Pendiri Tealife, Yuki Ishii, mengatakan permintaan matcha dari pelanggan mereka meningkat sepuluh kali lipat pada 2024 dan terus naik, meskipun suplai dari Jepang semakin terbatas.
Produksi Seret, Harga Matcha Meroket
Menurut data Asosiasi Produksi Teh Jepang, produksi tencha di tahun 2024 mencapai 5.336 ton, hampir tiga kali lipat lebih banyak dibandingkan sepuluh tahun sebelumnya. Lonjakan ini disebabkan oleh semakin banyaknya petani yang beralih menanam teh hijau jenis ini.
Namun, untuk tahun 2025, asosiasi tersebut memperkirakan akan terjadi penurunan produksi. “Saya pikir banyak yang berharap panen tahun ini akan lebih baik untuk mengurangi kekurangan pasokan, tapi tampaknya harapan itu tidak menjadi kenyataan,” kata Marc Falzon, pemilik perusahaan penggilingan Ooika yang berbasis di New Jersey, AS, dan membeli teh langsung dari para petani di Uji.

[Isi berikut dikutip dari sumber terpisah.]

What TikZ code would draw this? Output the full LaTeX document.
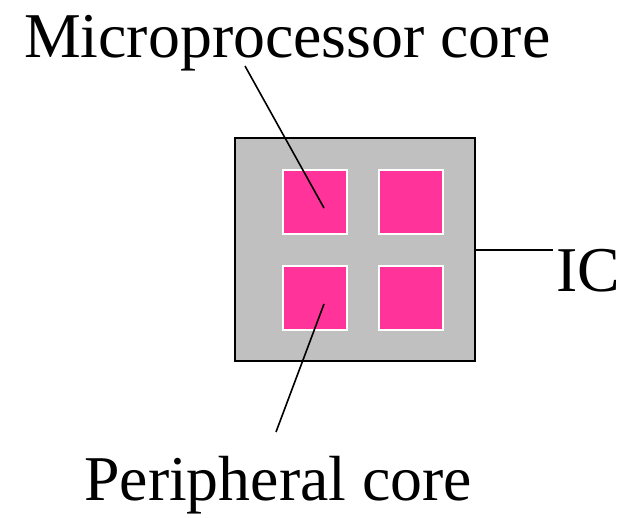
\documentclass[tikz,border=0pt]{standalone}
\usepackage{fontspec}
\setmainfont{Liberation Serif}
\definecolor{chipgray}{HTML}{C0C0C0}
\definecolor{corepink}{HTML}{FF3399}
\begin{document}
\begin{tikzpicture}[x=1pt,y=-1pt,
  lbl/.style={font=\fontsize{63.8}{70}\selectfont, inner sep=0pt, anchor=base west},
  chip/.style={draw=black, fill=chipgray, line width=2pt},
  corebox/.style={draw=white, fill=corepink, line width=2pt},
  lead/.style={draw=black, line width=1.6pt}]
\useasboundingbox (0,0) rectangle (629,517);
\draw[chip] (235,138) rectangle (475,361);
\node[corebox, minimum width=64pt, minimum height=64pt, inner sep=0pt] (c1) at (315,202) {};
\node[corebox, minimum width=64pt, minimum height=64pt, inner sep=0pt] (c2) at (411,202) {};
\node[corebox, minimum width=64pt, minimum height=64pt, inner sep=0pt] (c3) at (315,298) {};
\node[corebox, minimum width=64pt, minimum height=64pt, inner sep=0pt] (c4) at (411,298) {};
\coordinate (chipR) at (475,250);
\coordinate (p1) at (324,208);
\coordinate (p3) at (324,304);
\node[lbl] (mp) at (24,57) {Microprocessor core};
\node[lbl] (pc) at (84,500) {Peripheral core};
\node[lbl] (ic) at (556,291) {IC};
\coordinate (mpEnd) at (245,66);
\coordinate (pcEnd) at (276,432);
\coordinate (icEnd) at (553,250);
\draw[lead] (mpEnd) -- (p1);
\draw[lead] (pcEnd) -- (p3);
\draw[lead] (chipR) -- (icEnd);
\end{tikzpicture}
\end{document}
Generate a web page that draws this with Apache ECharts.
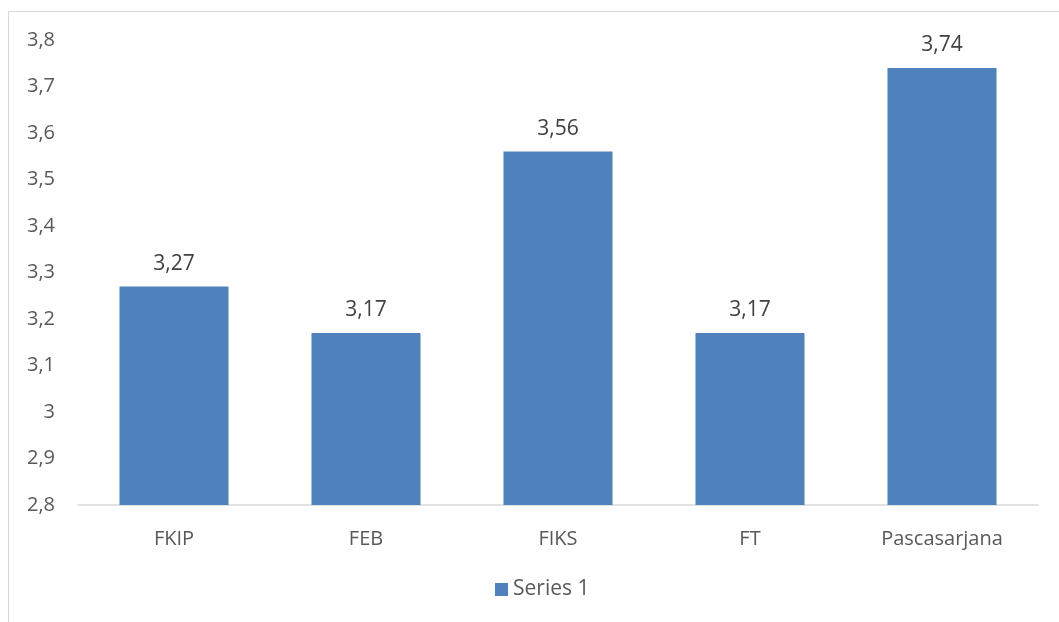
<!DOCTYPE html>
<html><head><meta charset="utf-8">
<script src="https://cdn.jsdelivr.net/npm/echarts@6/dist/echarts.min.js"></script>
<style>
html,body{margin:0;padding:0;background:#fff;overflow:hidden;}
#frame{position:absolute;left:8px;top:11px;width:1100px;height:700px;border:1px solid #d9d9d9;box-sizing:border-box;}
#c{position:absolute;left:0;top:0;width:1059px;height:622px;}
</style></head>
<body>
<div id="frame"></div>
<div id="c"></div>
<script>
const categories = ['FKIP', 'FEB', 'FIKS', 'FT', 'Pascasarjana'];
const values = [3.27, 3.17, 3.56, 3.17, 3.74];
const seriesName = 'Series 1';
const yMin = 2.8, yMax = 3.8, yStep = 0.1;

const fmt = v => String(parseFloat(Number(v).toFixed(2))).replace('.', ',');
const chart = echarts.init(document.getElementById('c'), null, {renderer: 'canvas'});
chart.setOption({
  animation: false,
  textStyle: {fontFamily: 'Open Sans'},
  grid: {left: 78, top: 40, width: 960, height: 465, containLabel: false},
  legend: {
    bottom: 17, left: 490, data: [seriesName],
    itemWidth: 13, itemHeight: 13, icon: 'rect', itemGap: 6,
    textStyle: {color: '#595959', fontSize: 21, fontFamily: 'Open Sans'}
  },
  xAxis: {
    type: 'category', data: categories,
    axisLine: {lineStyle: {color: '#d9d9d9', width: 1.5}},
    axisTick: {show: false},
    axisLabel: {color: '#595959', fontSize: 20, margin: 24, fontFamily: 'Open Sans'}
  },
  yAxis: {
    type: 'value', min: yMin, max: yMax, interval: yStep,
    axisLine: {show: false}, axisTick: {show: false},
    splitLine: {show: false},
    axisLabel: {color: '#595959', fontSize: 20, margin: 23, fontFamily: 'Open Sans', formatter: v => fmt(v)}
  },
  series: [{
    name: seriesName, type: 'bar', data: values, barWidth: 109,
    itemStyle: {color: '#4F81BD'},
    label: {show: true, position: 'top', distance: 12, color: '#404040', fontSize: 21, fontFamily: 'Open Sans', formatter: p => fmt(p.value)}
  }]
});
</script>
</body></html>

Pemerintah Jepang sendiri mencatat ekspor teh hijau, termasuk matcha, meningkat sebesar 25 persen secara nilai menjadi 36,4 miliar yen atau sekitar Rp321 miliar pada 2024. Secara volume, ekspor naik 16 persen. Namun tingginya permintaan ini tak sebanding dengan suplai yang tersedia.
Harga tencha pun melonjak tajam. Dalam lelang di Kyoto bulan Mei lalu, harga mencapai 8.235 yen per kilogram, naik 170 persen dari tahun sebelumnya dan jauh melampaui rekor harga tahun 2016 yakni 4.862 yen per kg.